Countryside Magazine and Small Stock Journal is a publication that features wide variety of subjects in the realm of self-reliance and homesteading such as gardening, animal husbandry, food preparation and preservation, resource conservation, frugality, alternative energy, traditional skills, small business strategies, and much more. The articles are not written by paid author but rather by other homesteaders.
The journal is the result of the merger in 1973 of Small Stock Magazine which was founded in 1917 by Wallace Blair and Countryside which was founded in 1969 by Jerry (Jd) Belanger. It is published 6 times a year.
We got Countryside a couple of years ago. I still have the back issues that we keep for reference. I liked it a lot. Most of the articles were contributed by readers, so there were a variety of submissions. The ones I liked the best were the DIY type ones.
Personally I don't think I will ever subscribe to a magazine again. Forums, this one in particular, are far more beneficial to me. I can easily search through to find a topic I have a question about.
I love it as well, have been reading many years. My wife is bad about stealing it and reading it before I can get my hands on it, but then she is the one that renews my subscription every year as a Christmas present.

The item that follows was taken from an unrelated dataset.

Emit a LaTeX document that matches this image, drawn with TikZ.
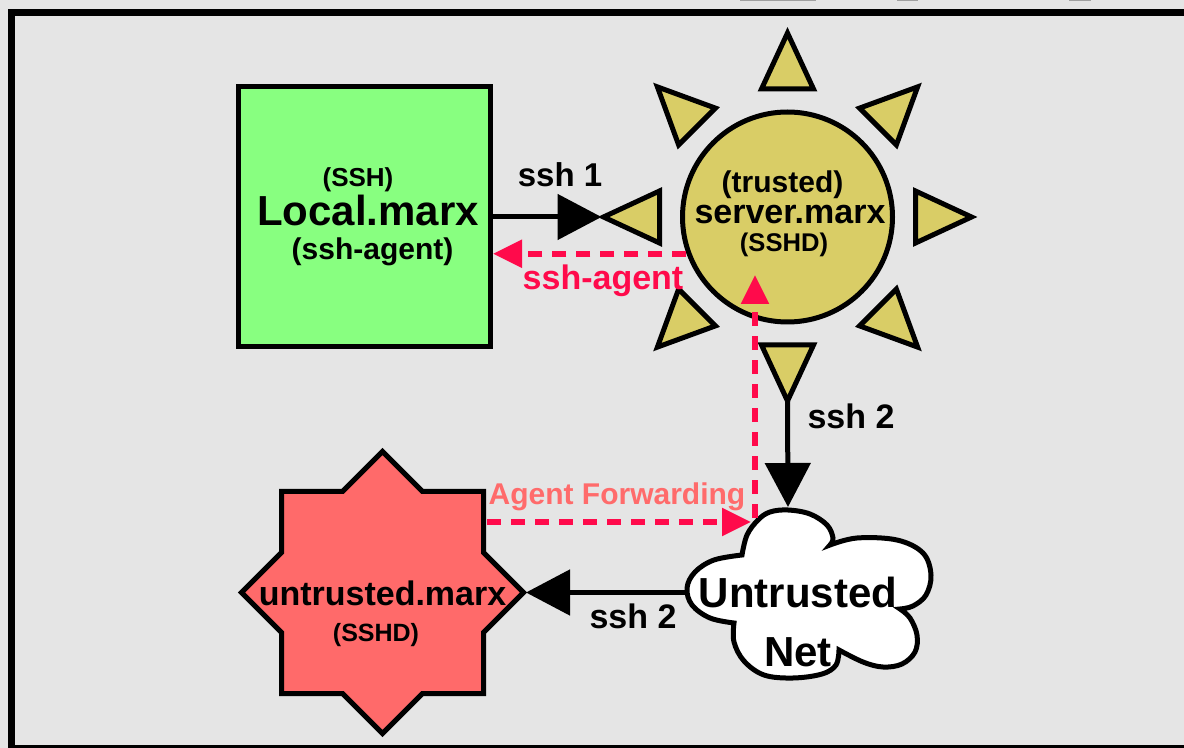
\documentclass[tikz,border=0pt]{standalone}
\usepackage{fontspec}
\setmainfont{Liberation Sans}
\usetikzlibrary{arrows.meta,calc}

\definecolor{bg}{HTML}{E5E5E5}
\definecolor{hostgreen}{HTML}{88FF80}
\definecolor{sunyellow}{HTML}{D9CD66}
\definecolor{starred}{HTML}{FF6A6A}
\definecolor{agentred}{HTML}{FF0A4B}
\definecolor{fwdpink}{HTML}{FF6B6B}
\definecolor{tickgray}{HTML}{A0A0A0}

% font size helper (size in pt)
\newcommand\fsz[1]{\fontsize{#1pt}{#1pt}\selectfont\bfseries}

\begin{document}
\begin{tikzpicture}[x=0.5pt,y=-0.5pt,
  outl/.style={draw=black,line width=2.5pt,line join=miter},
  lbl/.style={inner sep=0pt,anchor=base},
  blkarrow/.style={draw=black,line width=2.5pt,-{Triangle[length=22pt,width=22.5pt]}},
  agentarrow/.style={draw=agentred,line width=2.75pt,dash pattern=on 7pt off 5pt,
                     -{Triangle[length=14.5pt,width=13.5pt]}},
  hostbox/.style={outl,fill=hostgreen,minimum width=126.25pt,minimum height=130pt,inner sep=0pt},
  sunbody/.style={outl,fill=sunyellow,circle,minimum size=105pt,inner sep=0pt},
]
% page and frame
\useasboundingbox (0,0) rectangle (1184,748);
\fill[bg] (0,0) rectangle (1184,748);
\fill[black] (8,9) rectangle (1184,748);
\fill[bg] (15,16) rectangle (1184,745);
\fill[tickgray] (740,0) rectangle (816,1.5);
\fill[tickgray] (897,0) rectangle (918,1.5);
\fill[tickgray] (1069,0) rectangle (1091,1.5);

% local host
\node[hostbox] (local) at (364.25,217) {};
\node[lbl] (localssh) at (358,187) {\fsz{13}(SSH)};
\node[lbl] (localname) at (368,226) {\fsz{21}Local.marx};
\node[lbl] (localagent) at (372.5,260) {\fsz{15}(ssh-agent)};

% trusted server: circle with eight rays
\node[sunbody] (sun) at (787.5,217) {};
\foreach \a in {0,45,...,315}
  \draw[outl,fill=sunyellow]
    ($(sun.center)+(\a:184)$) --
    ($(sun.center)+(\a:128)+(\a+90:26)$) --
    ($(sun.center)+(\a:128)+(\a-90:26)$) -- cycle;
\coordinate (sunW) at ($(sun.center)+(180:186)$);
\coordinate (sunS) at ($(sun.center)+(90:184)$);
\coordinate (sunIn) at (755,275);
\node[lbl] (suntrusted) at (782.5,193) {\fsz{15}(trusted)};
\node[lbl] (sunname) at (790,224) {\fsz{17}server.marx};
\node[lbl] (sunsshd) at (784,252) {\fsz{12.8}(SSHD)};

% untrusted host: eight-pointed star
\begin{scope}[shift={(382.5,592.5)}]
  \draw[outl,fill=starred]
    (141,0) -- (101,40) -- (101,101) -- (40,101) -- (0,141) -- (-40,101) --
    (-101,101) -- (-101,40) -- (-141,0) -- (-101,-40) -- (-101,-101) --
    (-40,-101) -- (0,-141) -- (40,-101) -- (101,-101) -- (101,-40) -- cycle;
\end{scope}
\coordinate (starE) at (526,592.5);
\coordinate (starNE) at (487,522);
\node[lbl] (starname) at (382.5,605) {\fsz{17}untrusted.marx};
\node[lbl] (starsshd) at (376,641) {\fsz{12.5}(SSHD)};

% untrusted network cloud
\draw[outl,fill=white]
  plot[smooth,tension=0.6] coordinates {(742,555) (747,535) (758,520) (770,512) (788,510) (810,514) (827,525) (833,538) (830,545)}
  -- plot[smooth,tension=0.6] coordinates {(830,545) (857,538) (897,540) (923,553) (931,575) (926,595) (913,606) (900,609)}
  -- plot[smooth,tension=0.6] coordinates {(900,609) (910,618) (917,635) (915,652) (902,664) (883,667) (863,662) (839,650)}
  -- plot[smooth,tension=0.6] coordinates {(839,650) (836,665) (822,674) (793,678) (764,675) (744,661) (734,642) (734,623)}
  -- plot[smooth,tension=0.6] coordinates {(734,623) (710,618) (692,605) (687,588) (695,572) (714,560) (742,555)}
  -- cycle;
\coordinate (cloudN) at (788,507);
\coordinate (cloudW) at (685,592.5);
\coordinate (cloudNW) at (751,522);
\coordinate (cloudNWup) at (755,518);
\node[lbl] (cloudtop) at (798,608) {\fsz{21}Untrusted};
\node[lbl] (cloudbot) at (798,667) {\fsz{21}Net};

% connections
\draw[blkarrow] (local.east) -- (sunW);
\node[lbl] (ssh1) at (560,187) {\fsz{16.5}ssh 1};

\draw[agentarrow] (sun.200) -- (local.east |- sun.200);
\node[lbl,text=agentred] (agentlbl) at (603,290) {\fsz{17}ssh-agent};

\draw[blkarrow] (sunS) -- (cloudN);
\node[lbl] (ssh2a) at (851,429) {\fsz{17}ssh 2};

\draw[blkarrow] (cloudW) -- (starE);
\node[lbl] (ssh2b) at (633,628) {\fsz{17}ssh 2};

\draw[agentarrow] (starNE) -- (cloudNW);
\draw[agentarrow] (cloudNWup) -- (sunIn);
\node[lbl,text=fwdpink] (fwdlbl) at (617,505) {\fsz{15}Agent Forwarding};
\end{tikzpicture}
\end{document}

I was delighted to see the article in my Country Side magazine just today..as I was catching up on My reading. In my efforts to find info about gardening (and such) on the internet I crossed Permies path. Since I am in the NW I was glad to see some local individuals and local subjects......Thanks to Permies I have become totally inspired....as I realized I was half way there to embracing permiculture. I too Have had an article published in Country Side and I was just thinking that I should submit something about permiculture as I think this has not been recogonized nearly enough in the Mag.....and then I see Paul Wheaton and Suzy Bean! Great Story, What A Small World. Thanks for the inspiration!

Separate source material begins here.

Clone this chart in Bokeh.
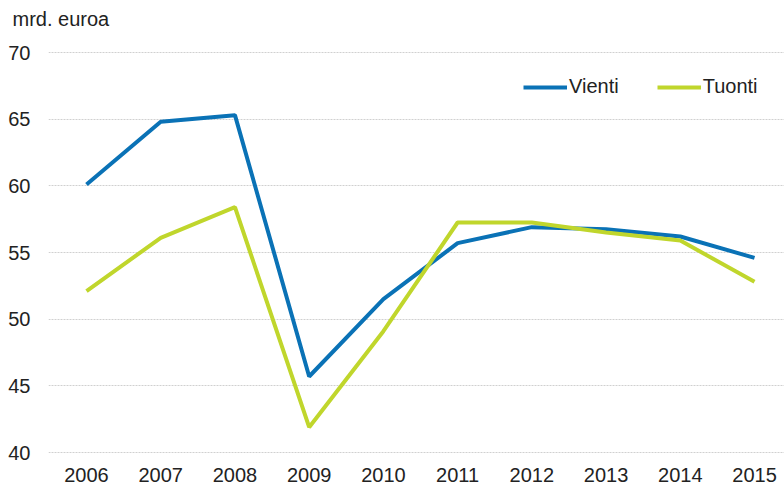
from bokeh.plotting import figure
from bokeh.models import FixedTicker, Range1d, Legend, LegendItem, Title
from bokeh.embed import file_html
from bokeh.resources import INLINE

years = [2006, 2007, 2008, 2009, 2010, 2011, 2012, 2013, 2014, 2015]
vienti = [60.1, 64.8, 65.3, 45.7, 51.5, 55.7, 56.9, 56.75, 56.2, 54.6]
tuonti = [52.1, 56.1, 58.4, 41.9, 49.1, 57.25, 57.25, 56.5, 55.9, 52.8]
y_ticks = [40, 45, 50, 55, 60, 65, 70]
unit_label = "mrd. euroa"

FONT = "Liberation Sans"
FS = "20px"
TXT = "#222222"

p = figure(width=784, height=484, output_backend="svg", toolbar_location=None,
           x_range=Range1d(2005.488, 2015.404), y_range=Range1d(39.925, 70.075),
           min_border_left=48, min_border_right=0, min_border_top=51, min_border_bottom=31)
p.outline_line_color = None
p.background_fill_color = "white"
p.border_fill_color = "white"

t = Title(text=unit_label + "\n\u00a0", text_font=FONT, text_font_size=FS, text_font_style="normal",
          text_color=TXT, align="left", offset=-36, standoff=0)
p.add_layout(t, "above")

r1 = p.line(years, vienti, line_color="#0A72B6", line_width=4)
r2 = p.line(years, tuonti, line_color="#C0D62C", line_width=4)

p.xaxis.ticker = FixedTicker(ticks=years)
p.xaxis.major_label_overrides = {y: str(y) for y in years}
p.yaxis.ticker = FixedTicker(ticks=y_ticks)
for ax in (p.xaxis[0], p.yaxis[0]):
    ax.axis_line_color = None
    ax.major_tick_line_color = None
    ax.minor_tick_line_color = None
    ax.major_label_text_font = FONT
    ax.major_label_text_font_size = FS
    ax.major_label_text_color = TXT
p.xaxis.major_label_standoff = 8
p.yaxis.major_label_standoff = 12

p.xgrid.grid_line_color = None
p.ygrid.grid_line_color = "#d0d0d0"
p.ygrid.grid_line_dash = "2 1"
p.ygrid.grid_line_width = 1

legend = Legend(items=[LegendItem(label="Vienti", renderers=[r1]),
                       LegendItem(label="Tuonti", renderers=[r2])],
                orientation="horizontal", location=(475, 355),
                glyph_width=44, glyph_height=20, label_height=20, label_standoff=2,
                spacing=38, padding=0, margin=0, border_line_color=None,
                background_fill_alpha=0,
                label_text_font=FONT, label_text_font_size=FS, label_text_color=TXT)
p.add_layout(legend, "center")

open("out.html", "w").write(file_html(p, INLINE))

There are no experts, Just people with more experience.
Ogden Publications are all very similar. I have been a Mother Earth subscribers since 1970. I read Grit too but only because a friend subscribes and we swap after reading it. It is my opinion that they are becoming less of a publisher for homesteaders and moving in the direction of "hobby farmers." Don't get me wrong because anybody that wants to grow more plants is a good thing. We were once a well educated agrarian society and hopefully we are moving back in that direction.

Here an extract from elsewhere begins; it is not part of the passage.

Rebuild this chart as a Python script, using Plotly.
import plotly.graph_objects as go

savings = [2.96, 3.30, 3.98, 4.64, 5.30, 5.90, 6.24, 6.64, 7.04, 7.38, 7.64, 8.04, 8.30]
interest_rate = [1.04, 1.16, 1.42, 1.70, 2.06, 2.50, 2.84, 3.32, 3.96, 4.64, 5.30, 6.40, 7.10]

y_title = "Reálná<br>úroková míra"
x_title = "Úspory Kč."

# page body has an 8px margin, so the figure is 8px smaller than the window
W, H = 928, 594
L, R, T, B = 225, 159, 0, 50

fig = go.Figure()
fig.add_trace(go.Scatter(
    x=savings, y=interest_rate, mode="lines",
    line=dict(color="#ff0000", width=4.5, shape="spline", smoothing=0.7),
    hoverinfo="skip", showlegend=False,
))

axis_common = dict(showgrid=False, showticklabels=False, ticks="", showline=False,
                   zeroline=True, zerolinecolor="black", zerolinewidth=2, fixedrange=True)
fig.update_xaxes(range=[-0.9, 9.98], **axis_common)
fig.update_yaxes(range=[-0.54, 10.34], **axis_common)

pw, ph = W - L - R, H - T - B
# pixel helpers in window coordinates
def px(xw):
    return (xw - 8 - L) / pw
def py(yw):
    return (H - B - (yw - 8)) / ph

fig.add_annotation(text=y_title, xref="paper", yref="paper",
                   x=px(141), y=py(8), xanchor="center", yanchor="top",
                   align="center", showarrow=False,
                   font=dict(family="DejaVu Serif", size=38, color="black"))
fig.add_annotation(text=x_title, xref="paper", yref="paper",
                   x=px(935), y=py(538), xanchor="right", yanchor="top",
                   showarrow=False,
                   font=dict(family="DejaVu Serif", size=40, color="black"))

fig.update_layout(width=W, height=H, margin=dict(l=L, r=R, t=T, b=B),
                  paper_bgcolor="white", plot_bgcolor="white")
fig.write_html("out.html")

"When there is no life in the soil it is just dirt."
id like to see more articles on permaculture in the magazines. the term and whole idea was foreign to me till a few months back. so im sure there are many others that have never heard of it either and that would grab on to the ideas if it was introduced to them. anything written on the idea is a great help to me.
I had countryside magazine for over 20 years and founds many good topics in them but I also found topics that just didnt relate to what I like. I suppose it is a toss up between them and some other magazines. I really think backwoods magazine is pretty good and motherearth news. It also depends on what your looking for. Everyone has their own idea what is good information. I do keep almost all of these kind of magazines for reference but now days you can get on line and get about anything for free. However, it is nice to keep and have those magazines in case something happens.
Today I was in the marketing director's office where I work and this magazine caught my eye. I have never read an article of this magazine before. Later I found out that this magazine has been around for quite some time.
I picked up the magazine with a shade of ambivalence and was curious how they were defining "Modern Homesteading" as implied in the cover page's heading. I thought I am a homesteader, I know other homesteaders, hmm, let's take a look.
The article written by Jerri L Cook is in support of GMO (Genetically Modified Organism) biotechnology and mocked those cynically who are not. The author basically called us who are not bioengineers as stupid and not able to comprehend anything of this science. Since this has passed the editor's eye I probably won't be subscribing to this modern method of homesteading.